The crime in this novel, as with Death Trick, is not what it seems at the beginning. A relatively simple case of vandalism turns into a nasty kidnapping and murder. Don and Timmy are pulled into the heart of the action once more for the man kidnapped is a prominent gay activist. Don’s contacts in the gay world of Albany make him the ideal person to solve the case. Distracted as he is by his tumultuous relationship with Timmy, he finds it harder and harder to stay one step ahead of the criminals.
What I particularly like about these novels is the very understated writing, in which a lot is said, only you don’t necessarily see it at the time. A look, a single word, an action can drive these volatile men to breaking point, but as Strachey is never explicit about his life with Timmy, you have to work this out for yourself. At one point, Timmy is so stressed by Don’s behaviour that he gets out of the car and throws up. It’s only when you realise that Don spent two hours “questioning” a suspect that you get why Timmy’s upset. I love the way the book is filled with little details like this.
The sex is less graphic in this one than in Death Trick, but it’s almost as if the author was more confident about his writing and his gay characters to take that step away from the prurient aspects of gay writing.
I read this novel in a couple of days and thoroughly enjoyed every bit of it. The supporting characters are rich with lives and voices of their own; the plot hums along. But I’d be quite happy just with two days and Don on his own. Highly recommended.
By the time I finished this second Donald Strachey novel I was totally in love. With macho Don, Albany’s gay PI. And his beautifully developed relationship with lover, Timmy Callahan. The writing again is top class. A tense, clever thriller with snappy dialogue, believable characters and exciting dénouement.

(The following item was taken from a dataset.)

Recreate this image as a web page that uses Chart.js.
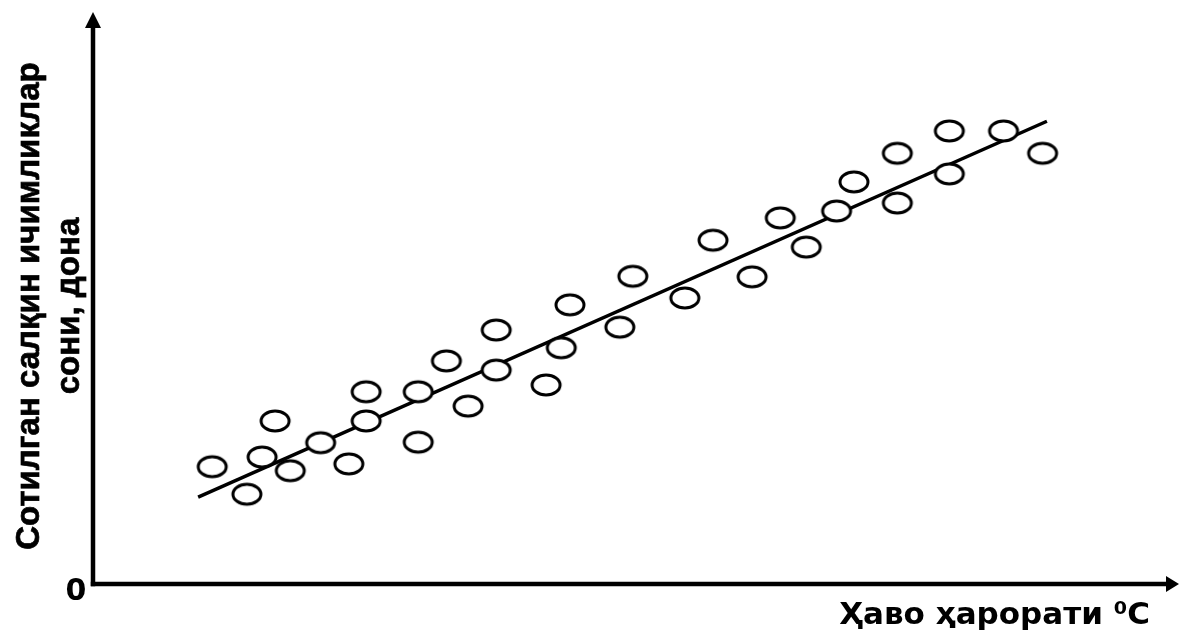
<!DOCTYPE html>
<html>
<head>
<meta charset="utf-8">
<script src="https://cdn.jsdelivr.net/npm/chart.js@4.4.1/dist/chart.umd.min.js"></script>
<style>
    html, body { margin: 0; padding: 0; background: #fff; }
    #wrap { width: 1179px; height: 633px; position: relative; }
</style>
</head>
<body>
<div id="wrap"><canvas id="scatter"></canvas></div>
<script>
// harorat (x) va sotuv (y) qiymatlari, rasmdan o'qilgan
const harorat = [5.5, 7.1, 7.8, 8.4, 9.1, 10.5, 11.8, 12.6, 12.6, 15.0, 15.0,
    16.3, 17.3, 18.6, 18.6, 20.9, 21.6, 22.0, 24.3, 24.9, 27.3, 28.6,
    30.4, 31.7, 32.9, 34.3, 35.1, 37.1, 37.1, 39.5, 39.5, 42.0, 43.8];
const sotuv = [20.5, 15.7, 22.2, 28.5, 19.8, 24.7, 21.0, 28.5, 33.6, 33.6, 24.8,
    39.0, 31.1, 44.4, 37.4, 34.8, 41.3, 48.8, 44.9, 53.8, 50.0, 60.1,
    53.7, 64.0, 58.9, 65.2, 70.3, 75.3, 66.6, 79.2, 71.7, 79.2, 75.3];

// trend chizig'i
const trendX = [4.85, 44.0];
const trendY = [15.2, 80.9];

const xMax = 50;
const yMax = 100;

const yNomi = ['Сотилган салқин ичимликлар', 'сони, дона'];
const xNomi = 'Ҳаво ҳарорати ⁰С';

function ovalYasash() {
    const c = document.createElement('canvas');
    c.width = 36;
    c.height = 28;
    const g = c.getContext('2d');
    g.beginPath();
    g.ellipse(18, 14, 14, 10, 0, 0, Math.PI * 2);
    g.fillStyle = '#fff';
    g.fill();
    g.lineWidth = 3;
    g.strokeStyle = '#000';
    g.stroke();
    return c;
}

const oqlar = {
    id: 'oqlar',
    beforeDatasetsDraw(chart) {
        const { ctx, chartArea } = chart;
        const x0 = chart.scales.x.getPixelForValue(0);
        const y0 = chart.scales.y.getPixelForValue(0);
        ctx.save();
        ctx.strokeStyle = '#000';
        ctx.fillStyle = '#000';
        ctx.lineWidth = 4.5;
        ctx.lineCap = 'butt';
        // y o'qi
        ctx.beginPath();
        ctx.moveTo(x0, y0 + 2.2);
        ctx.lineTo(x0, chartArea.top + 12);
        ctx.stroke();
        ctx.beginPath();
        ctx.moveTo(x0, chartArea.top);
        ctx.lineTo(x0 - 8, chartArea.top + 16);
        ctx.lineTo(x0 + 8, chartArea.top + 16);
        ctx.closePath();
        ctx.fill();
        // x o'qi
        const right = chartArea.right + 2;
        ctx.beginPath();
        ctx.moveTo(x0 - 2.2, y0);
        ctx.lineTo(right - 10, y0);
        ctx.stroke();
        ctx.beginPath();
        ctx.moveTo(right, y0);
        ctx.lineTo(right - 13, y0 - 8);
        ctx.lineTo(right - 13, y0 + 8);
        ctx.closePath();
        ctx.fill();

        // matnlar
        ctx.font = 'bold 30px "DejaVu Sans"';
        ctx.textBaseline = 'alphabetic';
        ctx.textAlign = 'center';
        ctx.fillText('0', 76, 600);
        ctx.font = 'bold 31px "DejaVu Sans"';
        ctx.textAlign = 'right';
        ctx.fillText(xNomi, 1150, 624);

        ctx.font = 'bold 33px "Liberation Sans"';
        ctx.textAlign = 'center';
        ctx.textBaseline = 'middle';
        ctx.lineWidth = 0.7;
        ctx.translate(0, 306);
        ctx.rotate(-Math.PI / 2);
        ctx.fillText(yNomi[0], 0, 30);
        ctx.strokeText(yNomi[0], 0, 30);
        ctx.fillText(yNomi[1], 0, 70);
        ctx.strokeText(yNomi[1], 0, 70);
        ctx.restore();
    }
};

const nuqtalar = harorat.map((h, i) => ({ x: h, y: sotuv[i] }));
const chiziq = trendX.map((t, i) => ({ x: t, y: trendY[i] }));

const ctx = document.getElementById('scatter').getContext('2d');
new Chart(ctx, {
    type: 'scatter',
    data: {
        datasets: [{
            label: 'trend',
            type: 'line',
            data: chiziq,
            borderColor: '#000',
            borderWidth: 3.5,
            pointRadius: 0,
            fill: false,
            order: 2
        }, {
            label: 'sotuv',
            data: nuqtalar,
            pointStyle: ovalYasash(),
            pointRadius: 15,
            order: 1
        }]
    },
    plugins: [oqlar],
    options: {
        responsive: true,
        maintainAspectRatio: false,
        animation: false,
        layout: {
            autoPadding: false,
            padding: { left: 93, right: 2, top: 12, bottom: 49 }
        },
        plugins: {
            legend: { display: false },
            tooltip: { enabled: false }
        },
        scales: {
            x: { type: 'linear', min: 0, max: xMax, display: false },
            y: { type: 'linear', min: 0, max: yMax, display: false }
        }
    }
});
</script>
</body>
</html>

As I become immersed in Strachey’s world, I worry about the forthcoming TV treatment. Especially if rumours about Timmy’s absence prove correct. A gay gumshoe is one thing, a sexually active gay man a whole lot of other? Their exchanges are a large part of the books’ charm, and I just can’t imagine Don without the steadying influence of Jesuitical Tim.
This time out the PI is called to investigate a vendetta against elderly lesbian couple Dot & Edith, whose home is wanted for a redevelopment project by Crane Trefusis, oily chairman of rapacious building company Millpond. Trefusis has made Dot an offer he thinks she can’t refuse. The twist is that Don is working for Crane.
Again there’s a political dimension: proposed ‘coming out day’ for a week-long gay national strike letting the straights run things alone. General apathy in the gay community, or fear of consequences, threatens to scupper this wake-up call to the existence of gay people in all walks of life.
On the personal side, Don worries about an old flame of Timmy’s who turns up out of the blue. With the arrival of AIDS in the gay community, Strachey mourns the passing of 70s disco fever and sexual freedom. It doesn’t stop him feeling the urge. Then the guilt. Especially when he thinks Timmy is also playing away.
Vandalism and nasty threats become kidnapping when Dot’s young houseguest Peter Greco disappears. His lover, McWhirter, is a San Francisco activist organising the gay strike. Are the cases linked? Don learns McWhirter is ruthless, that he plays dirty. Is the whole kidnap/ransom a ploy to raise money for gay good causes?
Strachey’s nosing around turns up evidence of a gang of vigilante cops. Lieutenant Ned Bowman is homophobic, but unlike many of Albany’s finest he’s decent and honest. He and Strachey are on the same side, and they’re learning to accept that, working towards grudging mutual respect.
When things get deadly, Don has a hard time. He’s distracted, over-tired, over-stretched, and over-anxious about Timmy, who’s having problems with Strachey’s continued need for tricks. He worries he’s blown it this time. Dot & Edith show gay partnerships endure, with love and devotion.
Homophobia externalised turns to violence against others. We look into the darkness of self-hatred that makes a man seek his own punishment and degradation. A family man in a sexual relationship with the worst gay lowlife he can find because THAT’S what he deserves. Brutal, ugly, violent, exploitational. No love or tenderness. It’s more than living two lives, like Don did before his divorce. It surely makes Don realise what he has with Timmy is worth more than the casual encounters he says he can’t give up.
Strachey works to uncover the truth. Gay men are supposed to be a threat to society, a corrupting evil. That’s a lie, of course. Powerful men like Crane Trefusis are the real evil. With plenty of twists & turns, the story builds momentum before reaching a tense conclusion. Very highly recommended. It pays to read between the lines, so don’t skim too much.